Gosto
de ser humano porque aprecio ser um ser desejante e consciente. Gosto
de ter ciência de que sou um ser desejante e isso a consciência me
dá.
O
Deus judaico-cristão é consciente, mas nada deseja porque é
perfeito. A perfeição anda longe da necessidade. A ataraxia da
satisfação plena assusta-me porque não entendo uma razão de viver
sem objetivos e, ainda por cima, consciente da eternidade dessa
desnecessidade.
Deus!,
como deve ser monótono ser Deus.
Se
eu fosse Deus, não tenho dúvidas de que também teria inventado a
vida, imperfeita e transitória, apenas para quebrar a rotina tediosa
da eternidade, que passaria testemunhando as aflições por mim
inventadas.
Mesmo
o asceta, que busca o desapego total, aspirando assim aproximar-se da
natureza divina, deseja nada desejar enquanto, paradoxalmente, não
consegue evitar o desejo pelas coisas de que necessita para viver,
uma caverna como abrigo, um gafanhoto como alimento.
Os
animais irracionais, imperfeitos, também desejam, porém não sabem
que desejam. Sentem meramente a aflição da necessidade a
impulsioná-los a obter a coisa desejada.
A
ignorância plena é uma dádiva e também uma maldição. Se não
tenho consciência, melhor seria ser uma rocha, imune às dores da
existência.
Sofro,
logo existo, devia ter dito Descartes. Preciso, logo existo também
seria uma opção interessante ao cogito cartesiano, porque precisar
e sofrer são verbos irmãos. Somente sofre quem precisa.
Desejar
é o gênero de todas as espécies de verbos.

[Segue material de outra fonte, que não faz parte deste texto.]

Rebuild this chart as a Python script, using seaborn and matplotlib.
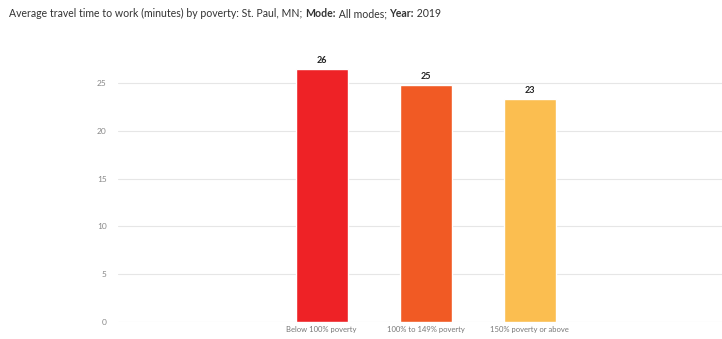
import numpy as np
import pandas as pd
import matplotlib
matplotlib.use("Agg")
import matplotlib.pyplot as plt
import seaborn as sns

# -------- Data --------
categories = ["Below 100% poverty", "100% to 149% poverty", "150% poverty or above"]
travel_minutes = [26.5, 24.8, 23.3]
bar_labels = ["26", "25", "23"]
bar_colors = ["#EE2226", "#F15A24", "#FBBE50"]
y_ticks = [0, 5, 10, 15, 20, 25]

df = pd.DataFrame({"Poverty": categories, "Minutes": travel_minutes})

# -------- Plot setup --------
sns.set_style("white")
plt.rcParams["font.family"] = ["Lato", "DejaVu Sans"]

fig = plt.figure(figsize=(7.22, 3.39), dpi=100)
ax = fig.add_axes([0.163, 0.05, 0.837, 0.79])

sns.barplot(data=df, x="Poverty", y="Minutes", hue="Poverty",
            palette=bar_colors, width=0.5, legend=False, ax=ax, saturation=1)

for i, (v, lab) in enumerate(zip(travel_minutes, bar_labels)):
    ax.text(i, v + 0.4, lab, ha="center", va="bottom", fontsize=6.5,
            fontweight="bold", color="#222222")

ax.set_xlim(-1.96, 3.85)
ax.set_ylim(0, 28)
ax.set_yticks(y_ticks)
ax.set_yticklabels([str(t) for t in y_ticks], fontsize=6, color="#888888")
ax.set_xticks(range(len(categories)))
ax.set_xticklabels(categories, fontsize=5.5, color="#777777")
ax.tick_params(axis="both", length=0, pad=8)
ax.tick_params(axis="x", pad=3)
ax.set_xlabel("")
ax.set_ylabel("")
ax.yaxis.grid(True, color="#E6E6E6", linewidth=0.8)
ax.set_axisbelow(True)
for s in ax.spines.values():
    s.set_visible(False)

# -------- Title (mixed weight, shared baseline) --------
parts = [
    ("Average travel time to work (minutes) by poverty: St. Paul, MN; ", "normal"),
    ("Mode:", "bold"),
    (" All modes; ", "normal"),
    ("Year:", "bold"),
    (" 2019", "normal"),
]
renderer = fig.canvas.get_renderer()
x_px = 9
for txt, weight in parts:
    t = fig.text(x_px / 722, 0.95, txt, fontsize=7.6, color="#333333",
                 fontweight=weight, va="baseline", ha="left")
    x_px = t.get_window_extent(renderer).x1

fig.savefig("out.png", dpi=100)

Amar, odiar, dar e
roubar, todos são verbos que contêm, em sua gênese, uma vontade,
um desejo.
O
desejo é um problema para os estoicos, que buscam libertar-se das
emoções e das paixões, mas também para os epicuristas, que
pretendem a satisfação dos desejos possíveis e moderados.
O
desejo é sempre um problema, porque a vida é um problema a ser
equacionado durante o tempo mesmo da existência. Viver é um arranjo
entre problemas a serem superados.
Superação
nada mais significa do que satisfação de um desejo.
O
desejo tanto pode atender à carne, como satisfazer a alma. Se o
desejo da carne é sobrevivência, o da alma é essência. A
prevalência de um sobre o outro é mediada pelo temor. O mais raro e
sublime desejo é amar, o mais baixo e comum é ser amado.
Desejar
amar é despojamento, desejar ser amado é egolatria.
Bons
ou ruins, os desejos nos definem como humanos.